My job as a parent is not to protect my kid from real life or the many a-holes in it. My job is to help her ignore and maneuver around said a-holes. The more she can learn to be unaffected and keep on moving despite the bumps, despite the stops and starts, the more true confidence she will have in her own abilities.
“People become really quite remarkable when they start thinking they can do things. When they believe in themselves, they have the first secret of success.” – Norman Vincent Peale
Confidence and courage are as important as competence:
While people with high self-esteem are affected less by the opinions of others, even the most confident people still feel fear and self-doubt. The difference is an inner strength that helps move the confident person to take action despite fear.
Self-esteem and confidence affect whether someone even tries. You cannot possibly win if you cannot step into the arena. Accomplishment comes from action. And it is accomplishment and courage that begets future confidence. You prove to yourself that you are capable of moving in the direction of your goals.

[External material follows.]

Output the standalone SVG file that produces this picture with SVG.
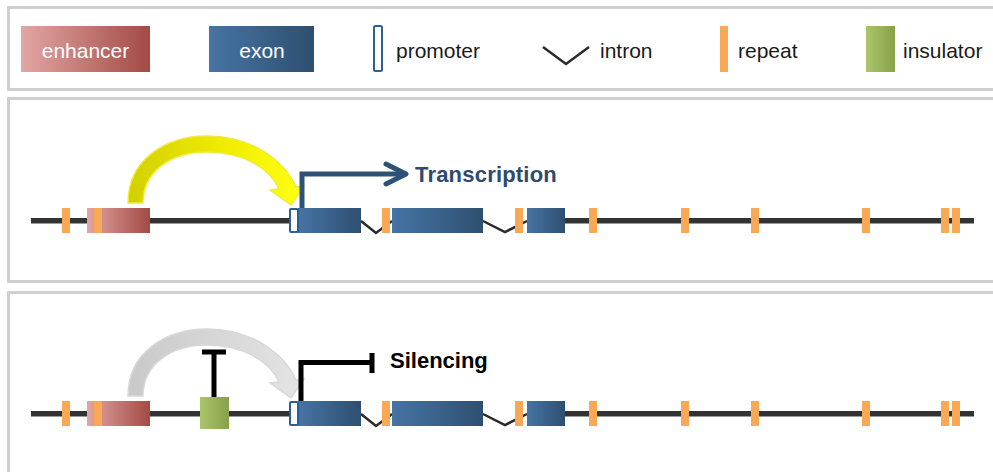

Beyond helping us take action, believing in our ability to accomplish something has a real effect on actual performance. Whether we think we can, affects whether or not we can. Our experiences make us strong and resilient – especially the difficult and scary ones.
Developing more confidence
It's obvious that confidence is a great asset. The good news: self-confidence and believing in yourself can be developed. There are proven strategies to help instill self-esteem.
Ultimately, it comes down to our own self-talk. Instead of the negative tape that is replayed over and over, we can replace it with something that helps us instead.
We must take personal responsibility for whether we allow our own mind to be an asset and helpful or work to our detriment.
Act as if… behavior is powerful. The more confident we act, the more confident we become. Decide to take that risk, regardless of how uncomfortable it feels. Don’t wait to feel like it. Act first and the mindset will follow.
That annoying confidence gap:
The greater the self-confidence, the better both men and women perform.
Where the difference between gender does come into play, and strongly, according to a Cornell University study (2003), is that men tend to overestimate both their abilities and effectiveness where women underestimated themselves in both.
The performance of men and women [in both accuracy and in quantity] did not actually differ at all.
What seemed to hold the women back was their own over-concern about the opinions of others: wanting to be liked, needing to appear attractive or for fear of outshining others or getting too much attention.
And while both sexes can lack a belief in themselves, a Hewlett Packard report indicated that where men were willing to take action and apply for a new job or promotion, regardless of meeting all the qualifications, women tended to only apply when they met all of the qualifications.
Men took action when women did not.
C’mon ladies! We're capable, let's own it. Most importantly, go do something about it.